▶ Exercise goal: Below are some records. Say how many of their lines contain the string "this", and give nothing but the number.

▶ Stored rows:
__________________________________________________

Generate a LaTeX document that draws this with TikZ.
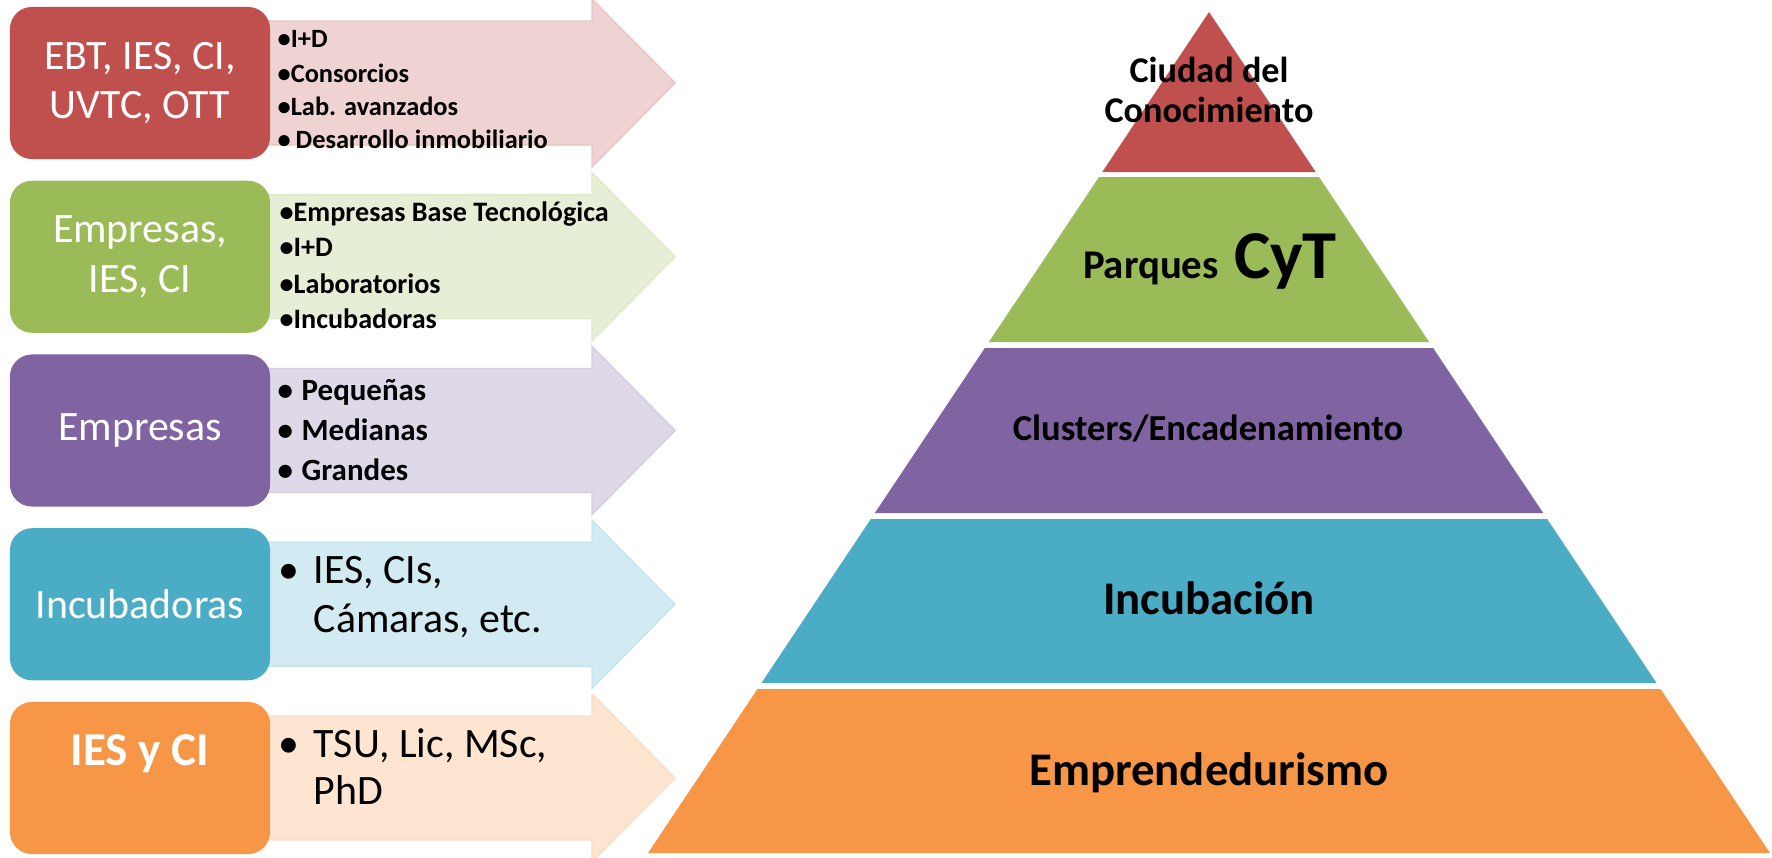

__________________________________________________

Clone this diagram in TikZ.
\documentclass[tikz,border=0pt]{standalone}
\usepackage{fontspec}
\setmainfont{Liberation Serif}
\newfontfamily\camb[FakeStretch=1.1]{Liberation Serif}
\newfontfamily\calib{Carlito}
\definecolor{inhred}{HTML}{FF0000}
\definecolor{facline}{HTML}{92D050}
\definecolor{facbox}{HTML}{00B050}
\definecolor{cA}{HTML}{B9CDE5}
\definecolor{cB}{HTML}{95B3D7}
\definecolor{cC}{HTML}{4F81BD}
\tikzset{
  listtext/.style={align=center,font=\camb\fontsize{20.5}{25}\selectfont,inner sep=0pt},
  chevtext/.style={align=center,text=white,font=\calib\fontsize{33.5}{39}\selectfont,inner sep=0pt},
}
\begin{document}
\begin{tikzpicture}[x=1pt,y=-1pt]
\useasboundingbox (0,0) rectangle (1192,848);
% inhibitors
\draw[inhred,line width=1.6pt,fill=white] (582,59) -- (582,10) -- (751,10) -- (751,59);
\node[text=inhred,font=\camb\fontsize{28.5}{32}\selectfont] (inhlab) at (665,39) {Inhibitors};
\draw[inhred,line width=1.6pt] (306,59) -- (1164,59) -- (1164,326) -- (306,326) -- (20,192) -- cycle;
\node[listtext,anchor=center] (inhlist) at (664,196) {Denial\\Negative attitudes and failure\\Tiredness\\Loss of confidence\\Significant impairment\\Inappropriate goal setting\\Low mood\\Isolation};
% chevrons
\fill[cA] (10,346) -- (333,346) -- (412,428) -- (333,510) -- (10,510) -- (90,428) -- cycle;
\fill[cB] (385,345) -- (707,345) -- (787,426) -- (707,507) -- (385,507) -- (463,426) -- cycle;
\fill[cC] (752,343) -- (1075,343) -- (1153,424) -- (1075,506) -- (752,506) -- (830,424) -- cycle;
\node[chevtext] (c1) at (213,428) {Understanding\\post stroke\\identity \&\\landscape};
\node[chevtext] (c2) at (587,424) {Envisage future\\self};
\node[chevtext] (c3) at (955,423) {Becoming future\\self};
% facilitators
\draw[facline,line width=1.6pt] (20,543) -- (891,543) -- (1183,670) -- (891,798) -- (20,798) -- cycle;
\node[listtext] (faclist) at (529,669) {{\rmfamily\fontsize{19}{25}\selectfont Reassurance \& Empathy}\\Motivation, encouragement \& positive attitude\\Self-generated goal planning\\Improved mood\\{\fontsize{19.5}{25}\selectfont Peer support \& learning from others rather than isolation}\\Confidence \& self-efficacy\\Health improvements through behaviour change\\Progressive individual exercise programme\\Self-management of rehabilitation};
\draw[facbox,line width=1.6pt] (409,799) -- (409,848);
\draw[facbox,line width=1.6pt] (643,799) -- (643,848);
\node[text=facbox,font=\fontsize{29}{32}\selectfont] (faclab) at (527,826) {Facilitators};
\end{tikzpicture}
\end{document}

__________________________________________________

▶ Result of the exercise: 2